Schedule a recurring transfer for the day after income hits, even if it is only five dollars. Aligning with cash inflow avoids perceived scarcity. Increase by tiny increments monthly. Small, predictable steps compound far better than heroic bursts that disappear by week three.
Link a card to a round-up feature that funnels spare change into investments. Add a weekly five-dollar boost when energy is high, skipping weeks you cannot. The key is continuity. Many platforms support fractional ETFs, letting each coin buy diversified slices quietly.
If your employer offers direct deposit splits, route a tiny percentage into your brokerage automatically. Then add a repeating calendar reminder that simply says check transfers occurred. Two minutes verifying flows prevents drift, builds trust with yourself, and eliminates end-of-month detective work.
Use five quick checks: contributions occurred, cash cushion intact, allocation within range, no urgent fees, next tiny improvement identified. Write each as a yes or no question. Binary decisions shorten review time, create closure, and make momentum feel almost automatic after a long day.

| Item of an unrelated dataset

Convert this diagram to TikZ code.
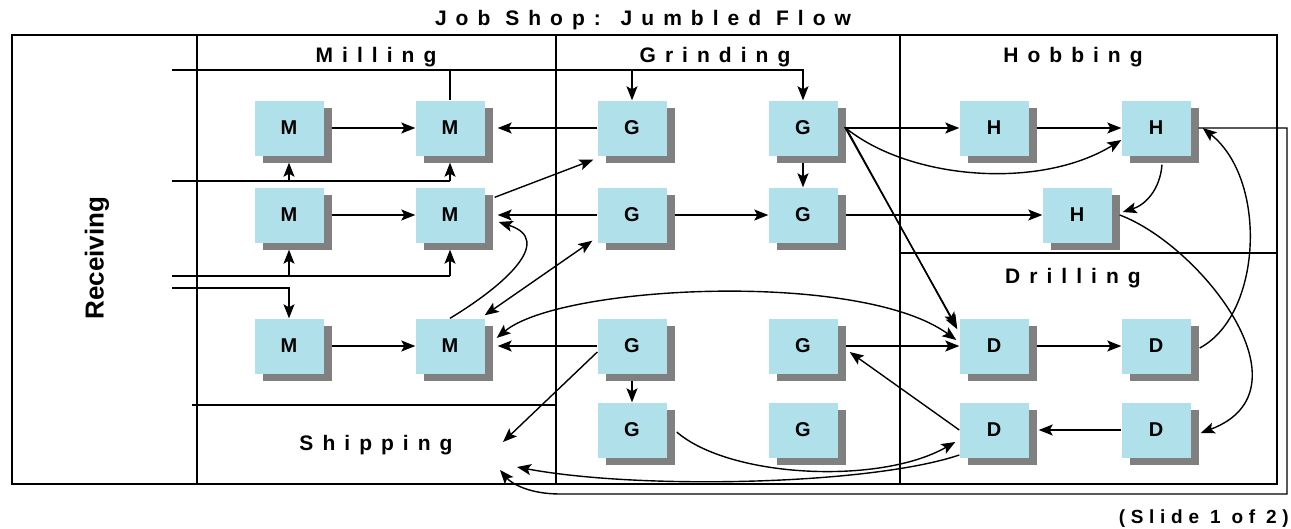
\documentclass[tikz,border=0pt]{standalone}
\usepackage{fontspec}
\setmainfont{Liberation Sans}
\newfontfamily\spacedfont[LetterSpace=43]{Liberation Sans}
\newfontfamily\slidefont[LetterSpace=30]{Liberation Sans}
\usetikzlibrary{arrows.meta,shadows,calc}
\definecolor{boxcyan}{RGB}{176,224,234}
\definecolor{shadowgray}{RGB}{128,128,128}
\begin{document}
\begin{tikzpicture}[x=1pt,y=-1pt,
  mbox/.style={fill=boxcyan, minimum width=69pt, minimum height=55pt, inner sep=0pt,
    font=\bfseries\fontsize{20}{22}\selectfont,
    drop shadow={shadow xshift=8pt,shadow yshift=-7pt,fill=shadowgray,opacity=1}},
  hdr/.style={font=\spacedfont\bfseries\fontsize{21}{23}\selectfont, inner sep=0pt, anchor=base},
  flow/.style={line width=1.4pt},
  tip/.tip={Stealth[length=14pt,width=11pt,inset=3pt]},
  arr/.style={flow,-tip},
  darr/.style={flow,tip-tip},
  frame/.style={line width=1.7pt}
]
\useasboundingbox (0,0) rectangle (1291,528);

% frame
\draw[frame] (12,35) rectangle (1277,484);
\draw[frame] (197,35) -- (197,484);
\draw[frame] (556,35) -- (556,484);
\draw[frame] (900,35) -- (900,484);
\draw[frame] (900,253) -- (1277,253);
\draw[frame] (192,405) -- (556,405);

% texts
\node[hdr] (title) at (643,25) {Job Shop: Jumbled Flow};
\node[hdr] (milling) at (376,62) {Milling};
\node[hdr] (grinding) at (715,62) {Grinding};
\node[hdr] (hobbing) at (1073,62) {Hobbing};
\node[hdr] (drilling) at (1073,283) {Drilling};
\node[hdr] (shipping) at (376,450) {Shipping};
\node[font=\bfseries\fontsize{26}{28}\selectfont, rotate=90, inner sep=0pt] (receiving) at (97,258) {Receiving};
\node[font=\slidefont\bfseries\fontsize{19}{21}\selectfont, inner sep=0pt, anchor=base east] (slide) at (1289,523) {(Slide 1 of 2)};

% machines
\node[mbox] (M11) at (289,128) {M};
\node[mbox] (M12) at (450,128) {M};
\node[mbox] (M21) at (289,215) {M};
\node[mbox] (M22) at (450,215) {M};
\node[mbox] (M31) at (289,346) {M};
\node[mbox] (M32) at (450,346) {M};
\node[mbox] (G11) at (632,128) {G};
\node[mbox] (G12) at (803,128) {G};
\node[mbox] (G21) at (632,215) {G};
\node[mbox] (G22) at (803,215) {G};
\node[mbox] (G31) at (632,346) {G};
\node[mbox] (G32) at (803,346) {G};
\node[mbox] (G41) at (632,430) {G};
\node[mbox] (G42) at (803,430) {G};
\node[mbox] (H11) at (994,128) {H};
\node[mbox] (H12) at (1156,128) {H};
\node[mbox] (H21) at (1077,215) {H};
\node[mbox] (D31) at (994,346) {D};
\node[mbox] (D32) at (1156,346) {D};
\node[mbox] (D41) at (994,430) {D};
\node[mbox] (D42) at (1156,430) {D};

% coordinates
\coordinate (R1) at (172,70);
\coordinate (R2) at (172,181);
\coordinate (R3) at (172,276);
\coordinate (R4) at (172,288);
\coordinate (ship1) at (500,470);
\coordinate (ship2) at (503,442);
\coordinate (ship3) at (517,467);
\coordinate (loopC) at (1287,494);
\coordinate (loopB) at (560,494);

% receiving flows
\draw[arr] (R1) -| (G12.north);
\draw[arr] (G11.north |- R1) -- (G11.north);
\draw[flow] (M12.north |- R1) -- (M12.north);
\draw[flow] (R2) -- (M12.south |- R2);
\draw[arr] (M11.south |- R2) -- ([yshift=-7pt]M11.south);
\draw[arr] (M12.south |- R2) -- ([yshift=-7pt]M12.south);
\draw[flow] (R3) -- (M22.south |- R3);
\draw[arr] (M21.south |- R3) -- ([yshift=-7pt]M21.south);
\draw[arr] (M22.south |- R3) -- ([yshift=-7pt]M22.south);
\draw[arr] (R4) -| (M31.north);

% straight connectors
\draw[arr] ([xshift=8pt]M11.east) -- (M12.west);
\draw[arr] ([xshift=8pt]M21.east) -- (M22.west);
\draw[arr] ([xshift=8pt]M31.east) -- (M32.west);
\draw[arr] (G11.west) -- ([xshift=13pt]M12.east);
\draw[arr] (G21.west) -- ([xshift=13pt]M22.east);
\draw[arr] (G31.west) -- ([xshift=13pt]M32.east);
\draw[arr] ([xshift=8pt]G21.east) -- (G22.west);
\draw[arr] ([xshift=8pt]G12.east) -- (H11.west);
\draw[arr] ([xshift=8pt]H11.east) -- (H12.west);
\draw[arr] ([xshift=8pt]G22.east) -- (H21.west);
\draw[arr] ([xshift=8pt]G32.east) -- (D31.west);
\draw[arr] ([xshift=8pt]D31.east) -- (D32.west);
\draw[arr] (D42.west) -- ([xshift=10pt]D41.east);
\draw[arr] ([yshift=-7pt]G12.south) -- (G22.north);
\draw[arr] ([yshift=-7pt]G31.south) -- (G41.north);

% diagonals
\draw[arr] ([xshift=10pt,yshift=-10pt]M22.north east) -- ([xshift=-4pt,yshift=-4pt]G11.south west);
\draw[darr] ([yshift=3pt]M32.north east) -- ([xshift=-5pt,yshift=2pt]G21.south west);
\draw[arr] ([yshift=-6pt]G31.west) -- (ship2);
\draw[arr] (D41.west) -- ([xshift=12pt,yshift=-6pt]G32.east);
\draw[arr] ([xshift=7pt,yshift=1pt]G12.east) -- ([xshift=-3pt,yshift=-8pt]D31.north west);
\draw[arr] ([xshift=9pt,yshift=-1pt]G12.east) -- ([xshift=-2pt,yshift=-11pt]D31.north west);

% curves
\draw[arr] ([xshift=8pt]G12.east) .. controls (910,180) and (1040,190) .. ([yshift=-12pt]H12.west);
\draw[arr] ([xshift=6pt,yshift=-9pt]H12.south) .. controls (1160,190) and (1145,205) .. ([xshift=11pt,yshift=3pt]H21.east);
\draw[arr] ([xshift=8pt]H21.east) .. controls (1200,245) and (1315,390) .. ([xshift=10pt,yshift=-3pt]D42.east);
\draw[arr] ([xshift=9pt,yshift=-2pt]D32.east) .. controls (1262,315) and (1268,180) .. ([xshift=12pt]H12.east);
\draw[arr] ([xshift=8pt]H12.east) -| (loopC) -- (loopB) .. controls (530,494) and (512,484) .. (ship1);
\draw[arr] ([yshift=-25pt]D41.west) .. controls (870,485) and (640,490) .. (ship3);
\draw[arr] ([xshift=10pt,yshift=-2pt]G41.east) .. controls (730,478) and (880,485) .. ([xshift=-4pt,yshift=-12pt]D41.west);
\draw[arr] (M32.north) .. controls (505,285) and (555,240) .. ([xshift=14pt,yshift=-7pt]M22.east);
\draw[darr] ([xshift=12pt,yshift=8pt]M32.east) .. controls (560,285) and (860,270) .. ([xshift=-3pt,yshift=6pt]D31.west);
\end{tikzpicture}
\end{document}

Protect your time by writing limits in advance. Example: if allocation drifts beyond five percentage points, rebalance next payday; otherwise do nothing. When headlines surge, rules whisper stability. You save energy for family, projects, and sleep, while your process quietly absorbs noise.
Micro investing thrives on visible progress. Screenshot your first ten consecutive transfers, or note the moment dividends cover a cup of coffee. Share the milestone with someone supportive. Positive reinforcement locks habits in place, turning a small start into a durable identity.